This course is an introduction to visual, sensory, and creative research methods and knowledge sharing practices in anthropology. This course investigates the earliest uses of film and photography by anthropologists and ethnographers at the turn of the 20th century, the rise of cultural and media studies during the 1960s and 70s, to the development of visual anthropology as a sub-discipline of anthropology in the 1990s. Throughout the course, we will examine the production, circulation, and reception of visual culture in forms such as photography, ethnographic films, advertising, comics, art, activism, gallery installations, and museum exhibitions. We will also consider how power and politics have always influenced representations of culture as well as the methodological and ethical issues involved when using visual and sensory research methods.
This course investigates the history of Canada through the production and circulation of visual and material culture. Photographs, monuments, museums, exhibitions, architecture, artworks, music, radio, and film have all contributed to how Canada as an idea, a place, and a nation has been created. Beginning with the period just after Confederation this course moves historically and thematically through representations of Canada from: colonial expansion and settlement; the vast landscape and national parks; labour strikes and migration movements; the two World Wars; the growth of visual arts, museums and galleries; language struggles; the National Film Board and Canadian Broadcast Company; monuments, sports, and celebrations; and the development of human rights and social justice movements. Through these themes, this course interrogates the concepts of Canadian nationhood, identity, and collective memory. Given the territories now known as Canada include Indigenous peoples, descendants of settlers, and new immigrant communities, what exactly does it mean to be Canadian? What constitutes a sense of “Canadian-ness” or the culture of “Canadiana”? How has the image of Canada been created and distributed both nationally and internationally? And finally, what does it mean for certain communities living within Canada to define their culture and citizenship against the concept of being Canadian? These are some of the questions this course explores.


This course provides a critical examination of the anthropological study of art beginning with significant work in the field from the early twentieth century through its intersection with recent visual cultural theory and contemporary artistic practice. Reading undertaken in this course will examine a broad range of topics that span foundational essays on art and society to the exploration of the relationship between contemporary art and current issues for anthropology and anthropological theories of culture. Lecture and reading topics may include: the use and critique of the category “primitive art”; discussions of aesthetics through an analysis of form, style and meaning of art from around the world throughout the 20th century to the present; Indigenous Arts and global cultural tourism; and the art and practice of individual contemporary artists whose interests intersect with those of contemporary anthropologists interested in colonial/postcolonial identities and politics, appropriation of intellectual and cultural property and heritage as well as interdisciplinary collaboration. ANTH 305 hosts the Salish Visiting Artist Program in which a contemporary Salish artist leads a 4-5 weeks long unit with students to create a hands-on art project.
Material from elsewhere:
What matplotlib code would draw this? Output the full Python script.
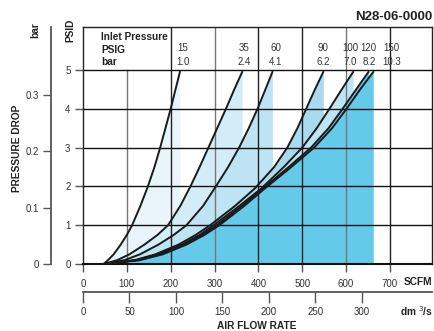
import numpy as np
import matplotlib
matplotlib.use('Agg')
import matplotlib.pyplot as plt

plt.rcParams['font.family'] = ['Liberation Sans', 'DejaVu Sans']

# inlet pressure curves: air flow (SCFM) vs pressure drop (PSID)
inlet_psig = ['15', '35', '60', '90', '100', '120', '150']
inlet_bar = ['1.0', '2.4', '4.1', '6.2', '7.0', '8.2', '10.3']

drop_low = [0, 0.1, 0.25, 0.5, 0.75, 1, 1.5, 2, 2.5, 3, 3.5, 4, 4.5, 4.95]
drop_high = [0, 0.1, 0.25, 0.5, 0.75, 1, 1.5, 1.95, 2.5, 3, 3.5, 4, 4.5, 4.95]

flow_15 = [47, 57, 70, 86, 100, 112, 131, 148, 163, 176, 188, 200, 211, 221]
flow_35 = [47, 78, 106, 140, 170, 194, 222, 245, 266, 286, 306, 326, 345, 363]
flow_60 = [47, 95, 130, 172, 207, 236, 274, 303, 331, 356, 378, 398, 416, 432]
flow_90 = [47, 118, 165, 218, 257, 290, 347, 392, 436, 466, 489, 509, 529, 548]
flow_100 = [47, 122, 172, 226, 266, 298, 357, 407, 458, 500, 533, 562, 590, 616]
flow_120 = [47, 126, 177, 231, 272, 305, 363, 411, 469, 520, 560, 592, 623, 651]
flow_150 = [47, 130, 182, 236, 277, 311, 368, 415, 475, 527, 568, 601, 632, 662]

flows = [flow_15, flow_35, flow_60, flow_90, flow_100, flow_120, flow_150]
drops = [drop_low, drop_low, drop_low, drop_high, drop_high, drop_high, drop_high]
fills = ['#e8f5fb', '#d3edf8', '#bee4f3', '#a9dbf0', '#bde5f4', '#64caea', '#64caea']
label_x = [228, 368, 440, 547, 610, 652, 704]

scfm_ticks = [0, 100, 200, 300, 400, 500, 600, 700]
psid_ticks = [0, 1, 2, 3, 4, 5]
bar_ticks = [0, 0.1, 0.2, 0.3]
dm3s_ticks = [0, 50, 100, 150, 200, 250, 300]

W, H = 434, 331
fig = plt.figure(figsize=(W / 100, H / 100), dpi=100)
ax = fig.add_axes([83 / W, 1 - 264 / H, 349 / W, 237 / H])
ax.set_xlim(0, 796)
ax.set_ylim(0, 6.11)

for f, d, c in zip(flows, drops, fills):
    ax.fill_between(f, 0, d, color=c, lw=0, zorder=1)

# grid
for x in scfm_ticks[1:]:
    top = 5 / 6.11 if x == 100 else 1
    col = '#777777' if x in (100, 300, 600) else '#222222'
    ax.axvline(x, ymax=top, color=col, lw=1.0, zorder=2)
for y in psid_ticks[1:]:
    ax.axhline(y, color='#111111', lw=1.0, zorder=2)

for f, d in zip(flows, drops):
    ax.plot(f, d, color='#1a1a1a', lw=1.4, zorder=3, solid_joinstyle='round')

for s in ['top', 'right', 'left']:
    ax.spines[s].set_linewidth(1.0)
    ax.spines[s].set_color('#222222')
ax.spines['bottom'].set_linewidth(1.5)
ax.spines['bottom'].set_color('#111111')

ax.set_xticks(scfm_ticks)
ax.set_yticks(psid_ticks)
ax.tick_params(direction='out', length=6, width=1, color='#555555',
               labelsize=7, labelcolor='#333333', pad=3)
ax.tick_params(axis='x', pad=5)

# bar axis on the left
sec_y = ax.secondary_yaxis(-32 / 349, functions=(lambda p: p * 0.0689476,
                                                 lambda b: b / 0.0689476))
sec_y.set_yticks(bar_ticks)
sec_y.set_yticklabels(['0', '0.1', '0.2', '0.3'])
sec_y.spines['left'].set_color('#555555')
sec_y.spines['left'].set_linewidth(1.3)
sec_y.tick_params(direction='out', length=6, width=1, color='#555555',
                  labelsize=7, labelcolor='#333333', pad=3)

# dm3/s axis below
sec_x = ax.secondary_xaxis(-28 / 237, functions=(lambda q: q * 0.4719,
                                                 lambda d: d / 0.4719))
sec_x.set_xticks(dm3s_ticks)
sec_x.spines['bottom'].set_color('#555555')
sec_x.spines['bottom'].set_linewidth(1.3)
sec_x.tick_params(direction='out', length=8, width=1, color='#555555',
                  labelsize=7, labelcolor='#333333', pad=3)


def px(x, y):
    return x / W, 1 - y / H


bold = dict(fontweight='bold', color='#222222')
fig.text(*px(432, 17), 'N28-06-0000', ha='right', va='center', fontsize=9.5, **bold)
fig.text(*px(101, 37), 'Inlet Pressure', ha='left', va='center', fontsize=7.3, **bold)
fig.text(*px(101, 50), 'PSIG', ha='left', va='center', fontsize=7.3, **bold)
fig.text(*px(101, 62), 'bar', ha='left', va='center', fontsize=7.3, **bold)
for lx, p, b in zip(label_x, inlet_psig, inlet_bar):
    ax.text(lx, 5.57, p, ha='center', va='center', fontsize=7, color='#333333')
    ax.text(lx, 5.21, b, ha='center', va='center', fontsize=7, color='#333333')

fig.text(*px(70, 30), 'PSID', rotation=90, ha='center', va='center', fontsize=7.3, **bold)
fig.text(*px(35, 30), 'bar', rotation=90, ha='center', va='center', fontsize=7.3, **bold)
fig.text(*px(17, 148), 'PRESSURE DROP', rotation=90, ha='center', va='center', fontsize=7.3, **bold)
fig.text(*px(432, 282), 'SCFM', ha='right', va='center', fontsize=7.3, **bold)
fig.text(*px(433, 311), r'dm $^3$/s', ha='right', va='center', fontsize=7.3, **bold)
fig.text(*px(257, 326), 'AIR FLOW RATE', ha='center', va='center', fontsize=7.3, **bold)

fig.savefig('out.png', dpi=100)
This course focuses on the roles that collections of material culture play in the production of knowledge and relationships between various communities of peoples, and the role of curating and exhibiting this material and knowledge through the 20th century to present day in contemporary museums. The course provides a brief historical overview of the history of the relationship between museums and the discipline of anthropology in North American and then spends the majority of the term focused on contemporary topics of importance to what has been called the decolonization and Indigenization of museum collections, exhibitions, and curatorial practice. Topics include: an overview of the colonial history of museums and anthropology’s role in creating collections; current critical exhibition strategies; refiguring the role of collections in museums in a digital age; rethinking the role of community through collections based research and curatorial practice with an emphasis on community based research projects and exhibitions. Throughout the course emphasis will be placed on Canadian examples and case studies and in particular, those engaging First Nations, Metis, and Inuit communities and collections of material culture. Experiential learning opportunities with collections and exhibition planning will utilize the Robert Aller Collection of Indigenous artworks owned by the Legacy Art Galleries.


This seminar provides students an opportunity to explore and develop an understanding of the use of photography in the discipline of anthropology over the late 19th, 20th and early 21st centuries. The readings in the course focus on the theoretical and methodological engagement of anthropologists with making images using photographic cameras. As such, the course also has a focus on the development of applied skills where students will learn to use photographs as data and the camera as a research tool.
This summer intensive course provides an immersive, hands-on introduction to ethnographic drawing. Throughout this course, students are encouraged to read a selection of graphic novels that emphasize the potential of graphic communication to share and explore stories that matter. In class and during field trips, students produce weekly drawings to develop their skills and strategies for representing the world as they experience it. The major project of the course is the creation of an original graphic narrative.